An INSA poll on 6 February shows that 74 per cent of German Catholics favour making priestly celibacy voluntary.

In his interview for the Süddeutsche Zeitung, Marx also rejected accusations that in 2010 he or members of his staff had tried to take Pope Emeritus Benedict XVI out of the firing line when in 2010 he was first accused of having hushed up abuse when he was Archbishop of Munich between 1977 and 82. “Neither then nor today do we want to falsely protect or to harm him”, Marx said. He hoped that, as announced, the Pope Emeritus would explain what had happened at length. “And that his explanation will contain words of sincere empathy for the victims and take consideration of the expectations people now have of him.”  

Meanwhile, the German synodal path procedure held its third plenary from 3to 5 February. The 215 participants consisting of bishops and members of the (lay) Central Committee of German Catholics met in Frankfurt to discuss reforming the Church’s sexual morality, reassessing homosexuality, opening sacramental ministries for women, relaxing the compulsory priestly celibacy rule and how the Church should handle the question of power.

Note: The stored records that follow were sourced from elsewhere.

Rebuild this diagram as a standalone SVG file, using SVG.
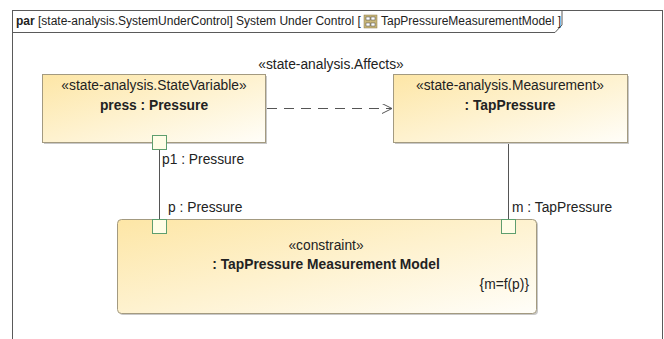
<svg xmlns="http://www.w3.org/2000/svg" width="664" height="339" viewBox="0 0 664 339">
<style>
text{font-family:"Liberation Sans",Arial,sans-serif;font-size:13.8px;fill:#222}
.b{font-weight:bold}
.hdr{font-size:12px}
.box{stroke:#a39a80;stroke-width:1}
.shadow{fill:#c8c8c8}
.port{fill:#fffde6;stroke:#5e9e6e;stroke-width:1}
.conn{stroke:#555;stroke-width:1;fill:none}
</style>
<defs>
<linearGradient id="g" x1="0" y1="0" x2="1" y2="1">
<stop offset="0" stop-color="#fde6a6"/>
<stop offset="1" stop-color="#fffef9"/>
</linearGradient>
<marker id="open" markerWidth="12" markerHeight="12" refX="10" refY="5" orient="auto" markerUnits="userSpaceOnUse">
<path d="M0,0 L10,5 L0,10" fill="none" stroke="#555" stroke-width="1"/>
</marker>
</defs>
<g id="frame">
<rect x="12.5" y="10.5" width="650" height="340" fill="#fff" stroke="#5a5a5a" stroke-width="1"/>
<path d="M12.5,32.5 H555 L562,25 V10.5" fill="none" stroke="#5a5a5a" stroke-width="1"/>
<text class="hdr" x="16" y="25"><tspan class="b">par</tspan> [state-analysis.SystemUnderControl] System Under Control [</text>
<g id="icon">
<rect x="364" y="15" width="13" height="13" fill="#c9b77a" stroke="#8a7a4a" stroke-width="0.5"/>
<rect x="366" y="17" width="4" height="3" fill="#fff" stroke="#444" stroke-width="0.5"/>
<rect x="371" y="17" width="4" height="3" fill="#fff" stroke="#444" stroke-width="0.5"/>
<rect x="366" y="23" width="4" height="3" fill="#fff" stroke="#444" stroke-width="0.5"/>
<rect x="371" y="23" width="4" height="3" fill="#fff" stroke="#444" stroke-width="0.5"/>
</g>
<text class="hdr" x="381" y="25">TapPressureMeasurementModel ]</text>
</g>
<g id="connectors">
<line class="conn" x1="267" y1="108.5" x2="392" y2="108.5" stroke-dasharray="10,7" marker-end="url(#open)"/>
<text x="331" y="69" text-anchor="middle">«state-analysis.Affects»</text>
<line class="conn" x1="159.5" y1="150" x2="159.5" y2="219"/>
<line class="conn" x1="508.5" y1="144" x2="508.5" y2="219"/>
</g>
<g id="press">
<rect class="shadow" x="44" y="76" width="223" height="68"/>
<rect class="box" x="42.5" y="74.5" width="223" height="68" fill="url(#g)"/>
<text x="154" y="90" text-anchor="middle">«state-analysis.StateVariable»</text>
<text class="b" x="154" y="110" text-anchor="middle">press : Pressure</text>
<rect class="port" x="152.5" y="135.5" width="14" height="14"/>
<text x="162" y="164">p1 : Pressure</text>
</g>
<g id="tappressure">
<rect class="shadow" x="395" y="76" width="234" height="68"/>
<rect class="box" x="393.5" y="74.5" width="234" height="68" fill="url(#g)"/>
<text x="510" y="90" text-anchor="middle">«state-analysis.Measurement»</text>
<text class="b" x="510" y="110" text-anchor="middle">: TapPressure</text>
</g>
<g id="constraint">
<rect class="shadow" x="119" y="221" width="419" height="94" rx="4"/>
<rect class="box" x="117.5" y="219.5" width="419" height="94" rx="4" fill="url(#g)"/>
<text x="326" y="250" text-anchor="middle">«constraint»</text>
<text class="b" x="326" y="269" text-anchor="middle">: TapPressure Measurement Model</text>
<text x="529" y="289" text-anchor="end">{m=f(p)}</text>
<rect class="port" x="152.5" y="219.5" width="14" height="14"/>
<rect class="port" x="501.5" y="219.5" width="14" height="14"/>
<text x="168" y="212">p : Pressure</text>
<text x="512" y="212">m : TapPressure</text>
</g>
</svg>
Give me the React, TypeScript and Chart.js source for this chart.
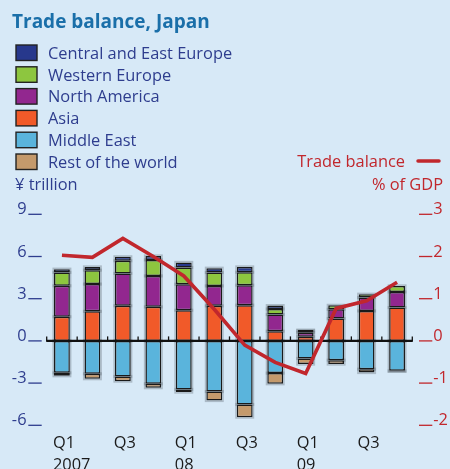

At the opening press conference, bishops’ conference president Bishop Georg Bätzing announced that a special committee would be established to intensify talks between the presidium of the German synodal procedure and the Vatican Bishops’ Synod under Cardinal Mario Grech in Rome. This committee would meet regularly to discuss the contents and structures of the German reform procedure. The initiative for the committee had come from Pope Francis who met with Bätzing and Grech in January. 

At the plenary, a majority of the members backed an appeal to make priestly celibacy voluntary and to ordain proven married men (“viri probati”). The members also voted in favour of ordaining women deacons by 163 votes to 42. 

A majority of those present, namely 177, voted in favour of involving lay Catholics in episcopal nominations. Seventy-nine per cent of the bishops who were present voted in favour of this resolution.